TASK GOAL
Type out the complete listing below word for word, without its pictures.

======

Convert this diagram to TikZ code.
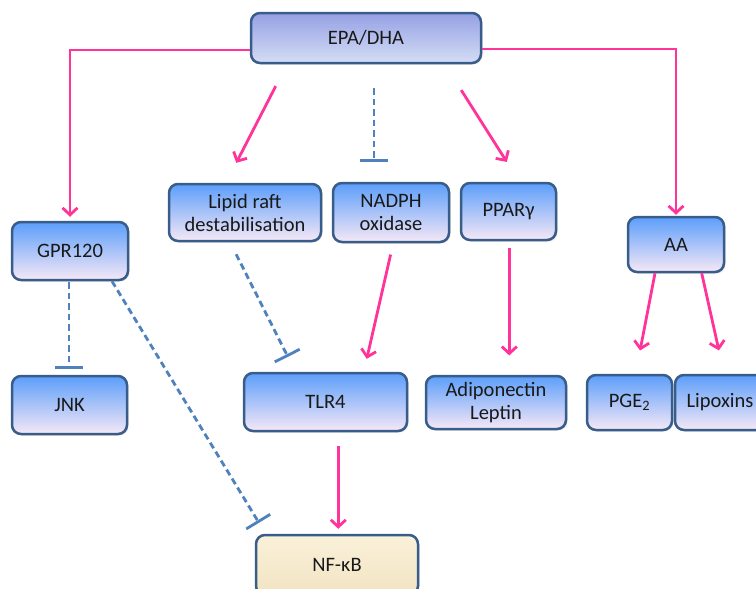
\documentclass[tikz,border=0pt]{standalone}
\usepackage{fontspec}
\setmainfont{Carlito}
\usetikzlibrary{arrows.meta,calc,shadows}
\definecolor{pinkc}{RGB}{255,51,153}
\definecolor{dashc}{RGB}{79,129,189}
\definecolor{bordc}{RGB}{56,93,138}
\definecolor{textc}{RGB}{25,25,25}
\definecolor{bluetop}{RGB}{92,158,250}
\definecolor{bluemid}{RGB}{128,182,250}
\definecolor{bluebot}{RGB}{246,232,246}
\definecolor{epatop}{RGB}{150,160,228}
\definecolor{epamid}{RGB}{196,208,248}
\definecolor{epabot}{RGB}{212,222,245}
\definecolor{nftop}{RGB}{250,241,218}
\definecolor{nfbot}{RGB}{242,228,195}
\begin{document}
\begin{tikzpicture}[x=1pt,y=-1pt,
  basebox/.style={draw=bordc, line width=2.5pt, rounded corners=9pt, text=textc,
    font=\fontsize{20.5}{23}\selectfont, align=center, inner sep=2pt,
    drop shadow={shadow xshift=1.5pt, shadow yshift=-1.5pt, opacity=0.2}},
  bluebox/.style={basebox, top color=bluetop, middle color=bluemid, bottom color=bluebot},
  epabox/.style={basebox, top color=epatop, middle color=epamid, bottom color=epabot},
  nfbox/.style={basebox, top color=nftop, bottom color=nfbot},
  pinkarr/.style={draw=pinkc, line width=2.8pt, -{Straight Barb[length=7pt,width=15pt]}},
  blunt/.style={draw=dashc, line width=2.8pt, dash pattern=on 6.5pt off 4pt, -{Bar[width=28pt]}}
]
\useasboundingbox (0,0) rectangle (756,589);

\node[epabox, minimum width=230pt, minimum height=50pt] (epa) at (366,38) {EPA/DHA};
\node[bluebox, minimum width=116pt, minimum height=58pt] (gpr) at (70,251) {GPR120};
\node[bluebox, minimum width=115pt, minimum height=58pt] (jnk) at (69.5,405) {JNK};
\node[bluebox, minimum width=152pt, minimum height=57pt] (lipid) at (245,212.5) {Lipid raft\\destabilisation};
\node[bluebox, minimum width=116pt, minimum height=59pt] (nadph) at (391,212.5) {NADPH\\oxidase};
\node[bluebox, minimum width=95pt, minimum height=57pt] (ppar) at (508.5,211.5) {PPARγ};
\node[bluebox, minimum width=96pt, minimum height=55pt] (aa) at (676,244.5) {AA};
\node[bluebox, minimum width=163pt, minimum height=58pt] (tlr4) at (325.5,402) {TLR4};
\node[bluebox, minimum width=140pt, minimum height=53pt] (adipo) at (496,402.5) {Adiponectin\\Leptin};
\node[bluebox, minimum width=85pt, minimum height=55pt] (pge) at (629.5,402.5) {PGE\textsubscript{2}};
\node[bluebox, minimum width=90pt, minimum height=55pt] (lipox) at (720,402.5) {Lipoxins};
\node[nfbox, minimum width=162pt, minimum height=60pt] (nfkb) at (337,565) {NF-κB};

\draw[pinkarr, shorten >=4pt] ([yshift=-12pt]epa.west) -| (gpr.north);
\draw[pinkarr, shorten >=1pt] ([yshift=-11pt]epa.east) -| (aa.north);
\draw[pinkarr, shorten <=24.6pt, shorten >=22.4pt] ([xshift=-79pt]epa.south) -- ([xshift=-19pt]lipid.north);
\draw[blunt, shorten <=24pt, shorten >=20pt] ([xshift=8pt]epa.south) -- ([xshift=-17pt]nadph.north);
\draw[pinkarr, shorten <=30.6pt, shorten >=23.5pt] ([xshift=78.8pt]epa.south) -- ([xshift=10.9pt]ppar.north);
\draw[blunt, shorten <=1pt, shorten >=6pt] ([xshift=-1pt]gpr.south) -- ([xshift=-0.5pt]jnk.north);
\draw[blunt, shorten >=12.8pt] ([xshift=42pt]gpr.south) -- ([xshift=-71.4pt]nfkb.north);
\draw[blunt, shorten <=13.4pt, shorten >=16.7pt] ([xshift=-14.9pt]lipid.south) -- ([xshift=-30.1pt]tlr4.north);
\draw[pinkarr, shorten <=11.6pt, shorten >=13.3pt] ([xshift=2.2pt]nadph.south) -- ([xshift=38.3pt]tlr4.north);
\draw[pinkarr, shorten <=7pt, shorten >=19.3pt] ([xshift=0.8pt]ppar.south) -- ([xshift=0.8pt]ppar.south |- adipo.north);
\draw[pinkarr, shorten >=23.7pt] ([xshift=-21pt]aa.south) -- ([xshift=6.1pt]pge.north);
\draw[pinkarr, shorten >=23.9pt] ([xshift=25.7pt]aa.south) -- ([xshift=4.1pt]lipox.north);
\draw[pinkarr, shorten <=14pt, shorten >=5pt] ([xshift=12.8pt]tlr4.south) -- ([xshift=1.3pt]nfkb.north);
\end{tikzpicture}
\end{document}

======

RESULT FOR THIS TASK
Convert this diagram to TikZ code.
\documentclass[tikz,border=0pt]{standalone}
\usepackage{fontspec}
\setmainfont{Carlito}
\usetikzlibrary{arrows.meta,calc,shadows}
\definecolor{pinkc}{RGB}{255,51,153}
\definecolor{dashc}{RGB}{79,129,189}
\definecolor{bordc}{RGB}{56,93,138}
\definecolor{textc}{RGB}{25,25,25}
\definecolor{bluetop}{RGB}{92,158,250}
\definecolor{bluemid}{RGB}{128,182,250}
\definecolor{bluebot}{RGB}{246,232,246}
\definecolor{epatop}{RGB}{150,160,228}
\definecolor{epamid}{RGB}{196,208,248}
\definecolor{epabot}{RGB}{212,222,245}
\definecolor{nftop}{RGB}{250,241,218}
\definecolor{nfbot}{RGB}{242,228,195}
\begin{document}
\begin{tikzpicture}[x=1pt,y=-1pt,
  basebox/.style={draw=bordc, line width=2.5pt, rounded corners=9pt, text=textc,
    font=\fontsize{20.5}{23}\selectfont, align=center, inner sep=2pt,
    drop shadow={shadow xshift=1.5pt, shadow yshift=-1.5pt, opacity=0.2}},
  bluebox/.style={basebox, top color=bluetop, middle color=bluemid, bottom color=bluebot},
  epabox/.style={basebox, top color=epatop, middle color=epamid, bottom color=epabot},
  nfbox/.style={basebox, top color=nftop, bottom color=nfbot},
  pinkarr/.style={draw=pinkc, line width=2.8pt, -{Straight Barb[length=7pt,width=15pt]}},
  blunt/.style={draw=dashc, line width=2.8pt, dash pattern=on 6.5pt off 4pt, -{Bar[width=28pt]}}
]
\useasboundingbox (0,0) rectangle (756,589);

\node[epabox, minimum width=230pt, minimum height=50pt] (epa) at (366,38) {EPA/DHA};
\node[bluebox, minimum width=116pt, minimum height=58pt] (gpr) at (70,251) {GPR120};
\node[bluebox, minimum width=115pt, minimum height=58pt] (jnk) at (69.5,405) {JNK};
\node[bluebox, minimum width=152pt, minimum height=57pt] (lipid) at (245,212.5) {Lipid raft\\destabilisation};
\node[bluebox, minimum width=116pt, minimum height=59pt] (nadph) at (391,212.5) {NADPH\\oxidase};
\node[bluebox, minimum width=95pt, minimum height=57pt] (ppar) at (508.5,211.5) {PPARγ};
\node[bluebox, minimum width=96pt, minimum height=55pt] (aa) at (676,244.5) {AA};
\node[bluebox, minimum width=163pt, minimum height=58pt] (tlr4) at (325.5,402) {TLR4};
\node[bluebox, minimum width=140pt, minimum height=53pt] (adipo) at (496,402.5) {Adiponectin\\Leptin};
\node[bluebox, minimum width=85pt, minimum height=55pt] (pge) at (629.5,402.5) {PGE\textsubscript{2}};
\node[bluebox, minimum width=90pt, minimum height=55pt] (lipox) at (720,402.5) {Lipoxins};
\node[nfbox, minimum width=162pt, minimum height=60pt] (nfkb) at (337,565) {NF-κB};

\draw[pinkarr, shorten >=4pt] ([yshift=-12pt]epa.west) -| (gpr.north);
\draw[pinkarr, shorten >=1pt] ([yshift=-11pt]epa.east) -| (aa.north);
\draw[pinkarr, shorten <=24.6pt, shorten >=22.4pt] ([xshift=-79pt]epa.south) -- ([xshift=-19pt]lipid.north);
\draw[blunt, shorten <=24pt, shorten >=20pt] ([xshift=8pt]epa.south) -- ([xshift=-17pt]nadph.north);
\draw[pinkarr, shorten <=30.6pt, shorten >=23.5pt] ([xshift=78.8pt]epa.south) -- ([xshift=10.9pt]ppar.north);
\draw[blunt, shorten <=1pt, shorten >=6pt] ([xshift=-1pt]gpr.south) -- ([xshift=-0.5pt]jnk.north);
\draw[blunt, shorten >=12.8pt] ([xshift=42pt]gpr.south) -- ([xshift=-71.4pt]nfkb.north);
\draw[blunt, shorten <=13.4pt, shorten >=16.7pt] ([xshift=-14.9pt]lipid.south) -- ([xshift=-30.1pt]tlr4.north);
\draw[pinkarr, shorten <=11.6pt, shorten >=13.3pt] ([xshift=2.2pt]nadph.south) -- ([xshift=38.3pt]tlr4.north);
\draw[pinkarr, shorten <=7pt, shorten >=19.3pt] ([xshift=0.8pt]ppar.south) -- ([xshift=0.8pt]ppar.south |- adipo.north);
\draw[pinkarr, shorten >=23.7pt] ([xshift=-21pt]aa.south) -- ([xshift=6.1pt]pge.north);
\draw[pinkarr, shorten >=23.9pt] ([xshift=25.7pt]aa.south) -- ([xshift=4.1pt]lipox.north);
\draw[pinkarr, shorten <=14pt, shorten >=5pt] ([xshift=12.8pt]tlr4.south) -- ([xshift=1.3pt]nfkb.north);
\end{tikzpicture}
\end{document}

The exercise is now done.